Rows from a dataset of charts and code
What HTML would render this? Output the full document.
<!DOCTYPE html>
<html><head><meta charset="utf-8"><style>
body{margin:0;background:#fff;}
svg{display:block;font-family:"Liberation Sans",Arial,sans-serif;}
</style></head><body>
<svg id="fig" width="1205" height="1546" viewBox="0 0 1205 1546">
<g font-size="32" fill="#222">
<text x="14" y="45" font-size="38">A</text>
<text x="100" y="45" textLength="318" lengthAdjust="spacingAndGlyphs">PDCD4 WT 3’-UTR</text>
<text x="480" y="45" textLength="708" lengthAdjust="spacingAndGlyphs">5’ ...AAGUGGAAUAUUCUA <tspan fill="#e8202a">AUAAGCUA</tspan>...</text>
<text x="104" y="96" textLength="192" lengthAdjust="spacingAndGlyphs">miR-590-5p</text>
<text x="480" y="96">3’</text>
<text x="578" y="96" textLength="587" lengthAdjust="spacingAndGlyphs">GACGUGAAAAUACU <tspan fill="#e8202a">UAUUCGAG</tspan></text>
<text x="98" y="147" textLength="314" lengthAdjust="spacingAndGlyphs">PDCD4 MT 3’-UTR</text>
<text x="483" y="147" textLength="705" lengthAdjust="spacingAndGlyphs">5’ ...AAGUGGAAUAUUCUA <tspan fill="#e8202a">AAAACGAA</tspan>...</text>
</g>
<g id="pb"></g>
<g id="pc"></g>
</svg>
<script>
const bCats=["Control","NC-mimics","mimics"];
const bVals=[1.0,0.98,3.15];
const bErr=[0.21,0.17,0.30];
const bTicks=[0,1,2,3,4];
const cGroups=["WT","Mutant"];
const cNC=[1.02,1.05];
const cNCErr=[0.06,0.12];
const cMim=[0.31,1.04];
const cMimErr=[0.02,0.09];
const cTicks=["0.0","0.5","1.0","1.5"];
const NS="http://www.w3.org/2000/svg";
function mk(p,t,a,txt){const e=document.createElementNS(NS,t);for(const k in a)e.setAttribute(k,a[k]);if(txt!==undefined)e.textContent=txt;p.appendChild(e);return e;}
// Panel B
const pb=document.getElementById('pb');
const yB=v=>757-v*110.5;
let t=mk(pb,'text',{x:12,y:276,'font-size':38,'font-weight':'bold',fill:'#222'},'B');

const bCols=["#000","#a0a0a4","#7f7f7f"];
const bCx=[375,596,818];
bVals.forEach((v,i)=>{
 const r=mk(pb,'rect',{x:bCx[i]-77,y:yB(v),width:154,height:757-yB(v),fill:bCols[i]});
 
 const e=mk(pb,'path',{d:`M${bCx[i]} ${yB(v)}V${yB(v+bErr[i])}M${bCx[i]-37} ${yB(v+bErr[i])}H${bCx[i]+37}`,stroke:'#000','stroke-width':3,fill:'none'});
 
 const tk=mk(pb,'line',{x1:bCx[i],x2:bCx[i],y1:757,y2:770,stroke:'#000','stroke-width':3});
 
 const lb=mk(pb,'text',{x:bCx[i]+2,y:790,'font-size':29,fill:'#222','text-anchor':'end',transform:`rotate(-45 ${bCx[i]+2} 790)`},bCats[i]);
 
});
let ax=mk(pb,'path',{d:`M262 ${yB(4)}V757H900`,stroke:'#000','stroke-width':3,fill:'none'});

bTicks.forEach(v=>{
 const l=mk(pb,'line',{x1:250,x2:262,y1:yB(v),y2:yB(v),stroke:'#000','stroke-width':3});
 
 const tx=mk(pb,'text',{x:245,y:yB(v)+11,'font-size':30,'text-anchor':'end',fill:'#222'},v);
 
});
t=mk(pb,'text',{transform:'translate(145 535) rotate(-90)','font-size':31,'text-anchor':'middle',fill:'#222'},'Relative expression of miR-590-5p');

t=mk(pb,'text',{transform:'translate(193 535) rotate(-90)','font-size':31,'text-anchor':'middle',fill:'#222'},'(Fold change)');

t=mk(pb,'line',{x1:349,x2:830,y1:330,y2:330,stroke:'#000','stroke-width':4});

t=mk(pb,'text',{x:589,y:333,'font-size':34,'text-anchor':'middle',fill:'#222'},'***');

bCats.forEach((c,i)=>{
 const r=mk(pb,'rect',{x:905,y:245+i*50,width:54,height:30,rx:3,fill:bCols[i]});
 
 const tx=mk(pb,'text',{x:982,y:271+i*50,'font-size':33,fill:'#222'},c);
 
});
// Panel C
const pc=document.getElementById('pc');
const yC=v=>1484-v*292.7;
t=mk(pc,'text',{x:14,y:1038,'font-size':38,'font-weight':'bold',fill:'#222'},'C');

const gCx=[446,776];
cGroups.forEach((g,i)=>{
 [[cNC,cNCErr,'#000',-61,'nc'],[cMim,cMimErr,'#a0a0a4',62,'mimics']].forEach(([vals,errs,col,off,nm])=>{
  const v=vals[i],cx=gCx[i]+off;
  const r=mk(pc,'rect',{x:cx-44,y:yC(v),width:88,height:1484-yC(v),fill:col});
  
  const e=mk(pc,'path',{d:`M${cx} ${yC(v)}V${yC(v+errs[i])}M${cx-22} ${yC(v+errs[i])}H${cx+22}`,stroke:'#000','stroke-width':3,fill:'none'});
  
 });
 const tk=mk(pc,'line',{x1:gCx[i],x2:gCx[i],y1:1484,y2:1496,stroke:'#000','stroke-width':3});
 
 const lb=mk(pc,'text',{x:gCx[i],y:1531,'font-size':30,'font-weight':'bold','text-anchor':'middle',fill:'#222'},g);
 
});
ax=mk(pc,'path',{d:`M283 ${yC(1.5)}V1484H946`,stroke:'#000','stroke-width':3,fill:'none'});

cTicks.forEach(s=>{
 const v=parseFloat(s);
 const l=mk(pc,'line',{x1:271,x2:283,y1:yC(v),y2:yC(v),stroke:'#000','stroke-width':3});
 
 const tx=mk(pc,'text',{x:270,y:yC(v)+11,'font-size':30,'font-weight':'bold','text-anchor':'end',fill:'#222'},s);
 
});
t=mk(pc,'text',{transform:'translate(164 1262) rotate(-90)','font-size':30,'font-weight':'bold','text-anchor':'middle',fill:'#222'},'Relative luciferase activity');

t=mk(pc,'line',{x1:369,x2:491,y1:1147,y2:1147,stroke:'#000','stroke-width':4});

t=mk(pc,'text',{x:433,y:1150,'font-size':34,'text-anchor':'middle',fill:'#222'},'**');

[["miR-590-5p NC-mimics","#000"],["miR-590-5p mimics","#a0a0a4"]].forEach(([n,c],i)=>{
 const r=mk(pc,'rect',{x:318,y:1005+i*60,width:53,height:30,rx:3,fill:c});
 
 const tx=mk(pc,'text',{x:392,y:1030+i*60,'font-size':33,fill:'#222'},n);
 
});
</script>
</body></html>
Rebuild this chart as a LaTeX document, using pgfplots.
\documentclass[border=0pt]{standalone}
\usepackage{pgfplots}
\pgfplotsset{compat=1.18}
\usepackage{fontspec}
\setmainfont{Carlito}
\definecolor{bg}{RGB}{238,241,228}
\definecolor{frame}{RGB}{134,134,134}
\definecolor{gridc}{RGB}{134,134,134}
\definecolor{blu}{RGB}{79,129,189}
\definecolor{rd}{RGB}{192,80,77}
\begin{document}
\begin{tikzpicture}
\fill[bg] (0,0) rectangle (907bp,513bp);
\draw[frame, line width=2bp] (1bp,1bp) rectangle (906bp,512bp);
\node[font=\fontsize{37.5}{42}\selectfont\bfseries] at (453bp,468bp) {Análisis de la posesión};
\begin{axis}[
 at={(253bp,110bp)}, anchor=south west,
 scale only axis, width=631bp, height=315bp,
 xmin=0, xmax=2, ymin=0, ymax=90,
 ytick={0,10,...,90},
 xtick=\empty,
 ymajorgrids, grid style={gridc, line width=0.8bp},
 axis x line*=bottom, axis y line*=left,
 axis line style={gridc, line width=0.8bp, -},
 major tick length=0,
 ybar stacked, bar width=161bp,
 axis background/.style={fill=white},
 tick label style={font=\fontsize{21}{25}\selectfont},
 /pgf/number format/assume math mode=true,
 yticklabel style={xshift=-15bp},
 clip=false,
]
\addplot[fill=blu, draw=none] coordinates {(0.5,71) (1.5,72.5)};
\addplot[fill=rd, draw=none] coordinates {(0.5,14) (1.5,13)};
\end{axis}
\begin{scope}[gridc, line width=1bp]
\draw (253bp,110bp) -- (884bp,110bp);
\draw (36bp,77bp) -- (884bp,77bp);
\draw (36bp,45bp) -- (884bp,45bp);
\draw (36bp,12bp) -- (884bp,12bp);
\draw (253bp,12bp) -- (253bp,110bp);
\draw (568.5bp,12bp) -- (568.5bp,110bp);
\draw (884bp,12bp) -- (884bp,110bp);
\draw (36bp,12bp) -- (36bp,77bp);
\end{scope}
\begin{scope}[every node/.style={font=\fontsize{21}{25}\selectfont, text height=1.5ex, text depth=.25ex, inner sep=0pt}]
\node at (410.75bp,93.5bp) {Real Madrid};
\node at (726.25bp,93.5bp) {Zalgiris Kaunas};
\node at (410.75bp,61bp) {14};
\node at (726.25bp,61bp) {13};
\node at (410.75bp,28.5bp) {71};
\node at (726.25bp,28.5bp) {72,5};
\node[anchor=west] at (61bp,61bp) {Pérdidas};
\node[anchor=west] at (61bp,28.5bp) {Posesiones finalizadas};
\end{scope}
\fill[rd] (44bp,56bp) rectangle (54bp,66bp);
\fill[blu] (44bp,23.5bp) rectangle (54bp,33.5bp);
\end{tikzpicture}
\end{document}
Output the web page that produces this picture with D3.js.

AIM
Go through the material line by line. Show each line that contains the string "this".

FULL ANSWER
What HTML would render this? Output the full document.
Rebuild this chart as a LaTeX document, using pgfplots.
Output the web page that produces this picture with D3.js.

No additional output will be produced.